> Work to complete:
Repeat exactly and only the lines from the line containing "Write the React, TypeScript" through the line containing "rate per 100", both included.

> Dataset entries:
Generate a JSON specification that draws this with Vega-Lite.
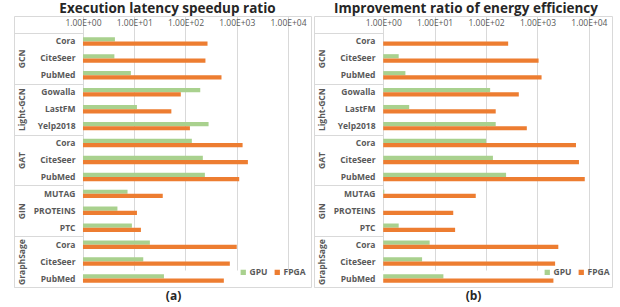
==
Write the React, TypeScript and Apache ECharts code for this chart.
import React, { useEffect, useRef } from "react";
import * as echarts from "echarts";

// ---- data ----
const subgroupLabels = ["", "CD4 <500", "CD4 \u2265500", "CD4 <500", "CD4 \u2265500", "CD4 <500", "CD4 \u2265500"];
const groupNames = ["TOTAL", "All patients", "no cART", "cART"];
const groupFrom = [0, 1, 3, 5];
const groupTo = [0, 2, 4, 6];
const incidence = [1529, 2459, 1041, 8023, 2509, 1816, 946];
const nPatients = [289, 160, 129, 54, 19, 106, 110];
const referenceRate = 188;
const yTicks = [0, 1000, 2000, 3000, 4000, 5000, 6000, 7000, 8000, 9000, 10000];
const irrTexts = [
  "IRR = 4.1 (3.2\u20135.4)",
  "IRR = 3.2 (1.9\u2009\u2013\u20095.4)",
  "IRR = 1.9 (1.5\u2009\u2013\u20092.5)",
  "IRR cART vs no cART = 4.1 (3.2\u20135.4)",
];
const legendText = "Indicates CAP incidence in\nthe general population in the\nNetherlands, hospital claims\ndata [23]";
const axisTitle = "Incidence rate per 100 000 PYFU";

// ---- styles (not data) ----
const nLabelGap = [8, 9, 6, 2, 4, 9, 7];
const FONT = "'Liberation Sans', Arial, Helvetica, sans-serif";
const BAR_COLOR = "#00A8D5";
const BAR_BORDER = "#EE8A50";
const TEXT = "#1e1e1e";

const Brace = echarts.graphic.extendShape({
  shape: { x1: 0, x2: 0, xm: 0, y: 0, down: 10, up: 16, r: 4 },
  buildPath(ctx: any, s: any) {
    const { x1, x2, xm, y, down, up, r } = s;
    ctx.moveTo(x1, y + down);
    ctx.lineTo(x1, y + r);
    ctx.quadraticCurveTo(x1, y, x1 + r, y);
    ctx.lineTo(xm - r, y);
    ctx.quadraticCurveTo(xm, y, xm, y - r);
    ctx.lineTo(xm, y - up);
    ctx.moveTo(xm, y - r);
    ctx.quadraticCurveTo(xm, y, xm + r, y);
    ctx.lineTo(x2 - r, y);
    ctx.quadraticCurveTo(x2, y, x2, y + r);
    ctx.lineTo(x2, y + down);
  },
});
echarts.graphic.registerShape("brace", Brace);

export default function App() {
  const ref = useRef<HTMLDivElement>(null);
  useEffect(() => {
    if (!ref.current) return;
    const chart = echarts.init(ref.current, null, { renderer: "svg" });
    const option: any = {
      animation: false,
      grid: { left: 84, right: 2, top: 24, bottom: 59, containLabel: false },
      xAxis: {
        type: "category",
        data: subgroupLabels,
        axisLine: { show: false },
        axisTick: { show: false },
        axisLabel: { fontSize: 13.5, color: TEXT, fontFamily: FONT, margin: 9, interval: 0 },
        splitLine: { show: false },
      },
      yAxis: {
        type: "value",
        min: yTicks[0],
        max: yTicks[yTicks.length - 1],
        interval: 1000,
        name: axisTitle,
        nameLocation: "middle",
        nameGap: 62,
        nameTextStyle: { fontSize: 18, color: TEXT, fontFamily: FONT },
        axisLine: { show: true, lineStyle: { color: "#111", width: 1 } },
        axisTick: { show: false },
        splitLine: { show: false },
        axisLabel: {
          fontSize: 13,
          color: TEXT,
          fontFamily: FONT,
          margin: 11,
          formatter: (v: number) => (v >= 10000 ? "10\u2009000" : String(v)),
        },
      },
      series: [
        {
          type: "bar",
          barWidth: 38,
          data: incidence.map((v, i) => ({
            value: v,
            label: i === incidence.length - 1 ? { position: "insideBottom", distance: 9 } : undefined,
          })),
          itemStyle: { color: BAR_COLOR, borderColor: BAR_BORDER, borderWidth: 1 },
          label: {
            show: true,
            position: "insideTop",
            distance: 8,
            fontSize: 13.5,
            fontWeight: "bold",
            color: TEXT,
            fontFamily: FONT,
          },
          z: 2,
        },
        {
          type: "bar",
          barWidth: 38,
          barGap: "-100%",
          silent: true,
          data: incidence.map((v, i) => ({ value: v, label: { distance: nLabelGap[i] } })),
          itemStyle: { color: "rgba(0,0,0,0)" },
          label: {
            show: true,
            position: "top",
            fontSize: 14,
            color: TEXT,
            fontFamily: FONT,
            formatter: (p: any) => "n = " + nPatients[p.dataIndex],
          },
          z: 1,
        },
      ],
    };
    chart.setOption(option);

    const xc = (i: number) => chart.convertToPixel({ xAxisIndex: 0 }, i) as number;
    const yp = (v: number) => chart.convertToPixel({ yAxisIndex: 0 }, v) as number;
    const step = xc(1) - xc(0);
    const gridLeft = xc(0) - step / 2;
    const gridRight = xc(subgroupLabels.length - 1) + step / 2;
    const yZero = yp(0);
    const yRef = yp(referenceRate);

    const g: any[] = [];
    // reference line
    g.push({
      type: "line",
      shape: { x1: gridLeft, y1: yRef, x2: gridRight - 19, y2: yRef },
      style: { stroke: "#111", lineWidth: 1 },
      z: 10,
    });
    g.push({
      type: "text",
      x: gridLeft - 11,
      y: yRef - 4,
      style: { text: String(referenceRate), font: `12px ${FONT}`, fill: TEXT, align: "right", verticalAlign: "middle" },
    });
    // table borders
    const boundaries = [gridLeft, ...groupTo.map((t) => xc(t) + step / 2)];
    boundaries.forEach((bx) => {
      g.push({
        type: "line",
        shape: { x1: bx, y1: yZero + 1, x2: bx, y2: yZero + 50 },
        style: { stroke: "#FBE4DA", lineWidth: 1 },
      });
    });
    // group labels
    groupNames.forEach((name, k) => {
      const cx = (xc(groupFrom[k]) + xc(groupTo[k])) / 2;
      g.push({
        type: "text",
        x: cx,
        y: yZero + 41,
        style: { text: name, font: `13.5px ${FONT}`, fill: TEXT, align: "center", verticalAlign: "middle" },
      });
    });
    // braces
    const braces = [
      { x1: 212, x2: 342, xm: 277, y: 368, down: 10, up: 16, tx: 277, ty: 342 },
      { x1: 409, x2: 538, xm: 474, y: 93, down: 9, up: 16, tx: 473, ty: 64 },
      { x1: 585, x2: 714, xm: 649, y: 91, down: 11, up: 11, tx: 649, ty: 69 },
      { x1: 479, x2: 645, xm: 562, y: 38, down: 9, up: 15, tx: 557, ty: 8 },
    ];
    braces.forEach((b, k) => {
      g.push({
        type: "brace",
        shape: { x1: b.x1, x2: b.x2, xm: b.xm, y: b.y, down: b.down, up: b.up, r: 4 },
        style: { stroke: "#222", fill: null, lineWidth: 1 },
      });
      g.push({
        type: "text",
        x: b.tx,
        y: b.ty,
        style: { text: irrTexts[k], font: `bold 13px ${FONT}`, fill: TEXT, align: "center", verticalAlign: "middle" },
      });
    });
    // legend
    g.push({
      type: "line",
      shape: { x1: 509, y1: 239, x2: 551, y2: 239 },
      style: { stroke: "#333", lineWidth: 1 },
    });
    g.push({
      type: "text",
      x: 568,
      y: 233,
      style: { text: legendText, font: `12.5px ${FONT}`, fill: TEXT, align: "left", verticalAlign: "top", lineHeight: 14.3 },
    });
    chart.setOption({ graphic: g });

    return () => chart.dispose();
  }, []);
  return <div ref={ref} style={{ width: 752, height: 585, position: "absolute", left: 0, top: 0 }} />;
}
---
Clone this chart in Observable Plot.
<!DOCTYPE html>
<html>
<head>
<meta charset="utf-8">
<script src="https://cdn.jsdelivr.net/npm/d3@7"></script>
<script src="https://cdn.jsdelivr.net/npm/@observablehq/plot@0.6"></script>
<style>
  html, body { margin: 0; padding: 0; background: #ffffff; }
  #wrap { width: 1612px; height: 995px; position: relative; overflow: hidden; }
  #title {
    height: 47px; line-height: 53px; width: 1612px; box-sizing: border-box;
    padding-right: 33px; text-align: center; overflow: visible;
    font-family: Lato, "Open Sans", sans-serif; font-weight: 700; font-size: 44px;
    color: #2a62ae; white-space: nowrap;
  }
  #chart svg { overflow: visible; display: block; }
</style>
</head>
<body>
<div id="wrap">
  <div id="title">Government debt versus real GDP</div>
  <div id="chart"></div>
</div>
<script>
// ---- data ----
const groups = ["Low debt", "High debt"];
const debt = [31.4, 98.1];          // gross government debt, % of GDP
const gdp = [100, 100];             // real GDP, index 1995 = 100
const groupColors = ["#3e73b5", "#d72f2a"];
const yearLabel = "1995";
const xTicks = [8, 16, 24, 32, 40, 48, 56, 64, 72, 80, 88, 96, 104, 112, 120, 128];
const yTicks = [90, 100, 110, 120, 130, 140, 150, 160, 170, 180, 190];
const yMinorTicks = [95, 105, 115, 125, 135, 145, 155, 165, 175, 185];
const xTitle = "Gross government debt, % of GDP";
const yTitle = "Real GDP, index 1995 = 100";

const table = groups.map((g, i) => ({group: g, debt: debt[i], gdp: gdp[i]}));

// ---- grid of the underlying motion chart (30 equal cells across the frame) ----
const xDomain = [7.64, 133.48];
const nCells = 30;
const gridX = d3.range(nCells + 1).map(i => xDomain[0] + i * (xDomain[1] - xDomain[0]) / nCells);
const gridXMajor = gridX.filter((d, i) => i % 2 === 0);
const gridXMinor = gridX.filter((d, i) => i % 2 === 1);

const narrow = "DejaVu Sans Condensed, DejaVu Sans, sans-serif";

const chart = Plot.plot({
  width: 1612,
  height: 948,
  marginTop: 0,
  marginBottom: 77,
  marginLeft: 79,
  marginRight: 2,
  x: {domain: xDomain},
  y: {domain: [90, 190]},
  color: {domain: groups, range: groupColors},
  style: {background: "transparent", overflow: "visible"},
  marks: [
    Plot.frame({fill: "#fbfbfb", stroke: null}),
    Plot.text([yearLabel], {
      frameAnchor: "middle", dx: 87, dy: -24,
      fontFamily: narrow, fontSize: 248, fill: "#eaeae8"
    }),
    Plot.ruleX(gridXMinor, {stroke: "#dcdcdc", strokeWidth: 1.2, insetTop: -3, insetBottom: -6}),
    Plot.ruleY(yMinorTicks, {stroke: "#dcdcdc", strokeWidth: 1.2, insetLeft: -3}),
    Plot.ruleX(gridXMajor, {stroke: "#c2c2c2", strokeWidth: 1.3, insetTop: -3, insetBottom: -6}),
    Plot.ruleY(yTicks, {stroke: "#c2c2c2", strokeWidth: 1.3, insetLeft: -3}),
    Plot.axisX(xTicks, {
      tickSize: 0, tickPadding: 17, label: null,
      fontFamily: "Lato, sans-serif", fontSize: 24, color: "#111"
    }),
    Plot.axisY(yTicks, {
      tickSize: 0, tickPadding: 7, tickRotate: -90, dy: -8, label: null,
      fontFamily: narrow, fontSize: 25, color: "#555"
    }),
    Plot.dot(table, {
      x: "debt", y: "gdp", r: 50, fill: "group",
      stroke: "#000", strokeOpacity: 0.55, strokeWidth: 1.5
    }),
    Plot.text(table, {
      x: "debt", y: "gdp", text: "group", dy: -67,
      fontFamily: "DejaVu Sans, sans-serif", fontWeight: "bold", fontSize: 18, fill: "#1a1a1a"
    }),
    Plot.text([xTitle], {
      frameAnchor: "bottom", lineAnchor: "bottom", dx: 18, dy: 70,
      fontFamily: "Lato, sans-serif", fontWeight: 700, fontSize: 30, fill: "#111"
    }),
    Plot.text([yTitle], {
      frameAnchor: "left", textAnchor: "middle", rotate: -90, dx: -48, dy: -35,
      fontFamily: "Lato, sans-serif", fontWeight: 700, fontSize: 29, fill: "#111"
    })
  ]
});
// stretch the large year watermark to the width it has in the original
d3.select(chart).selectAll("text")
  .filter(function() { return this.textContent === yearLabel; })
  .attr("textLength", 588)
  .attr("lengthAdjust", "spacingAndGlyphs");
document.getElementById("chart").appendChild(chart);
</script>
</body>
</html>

> The output:
Write the React, TypeScript and Apache ECharts code for this chart.
import React, { useEffect, useRef } from "react";
import * as echarts from "echarts";

// ---- data ----
const subgroupLabels = ["", "CD4 <500", "CD4 \u2265500", "CD4 <500", "CD4 \u2265500", "CD4 <500", "CD4 \u2265500"];
const groupNames = ["TOTAL", "All patients", "no cART", "cART"];
const groupFrom = [0, 1, 3, 5];
const groupTo = [0, 2, 4, 6];
const incidence = [1529, 2459, 1041, 8023, 2509, 1816, 946];
const nPatients = [289, 160, 129, 54, 19, 106, 110];
const referenceRate = 188;
const yTicks = [0, 1000, 2000, 3000, 4000, 5000, 6000, 7000, 8000, 9000, 10000];
const irrTexts = [
  "IRR = 4.1 (3.2\u20135.4)",
  "IRR = 3.2 (1.9\u2009\u2013\u20095.4)",
  "IRR = 1.9 (1.5\u2009\u2013\u20092.5)",
  "IRR cART vs no cART = 4.1 (3.2\u20135.4)",
];
const legendText = "Indicates CAP incidence in\nthe general population in the\nNetherlands, hospital claims\ndata [23]";
const axisTitle = "Incidence rate per 100 000 PYFU";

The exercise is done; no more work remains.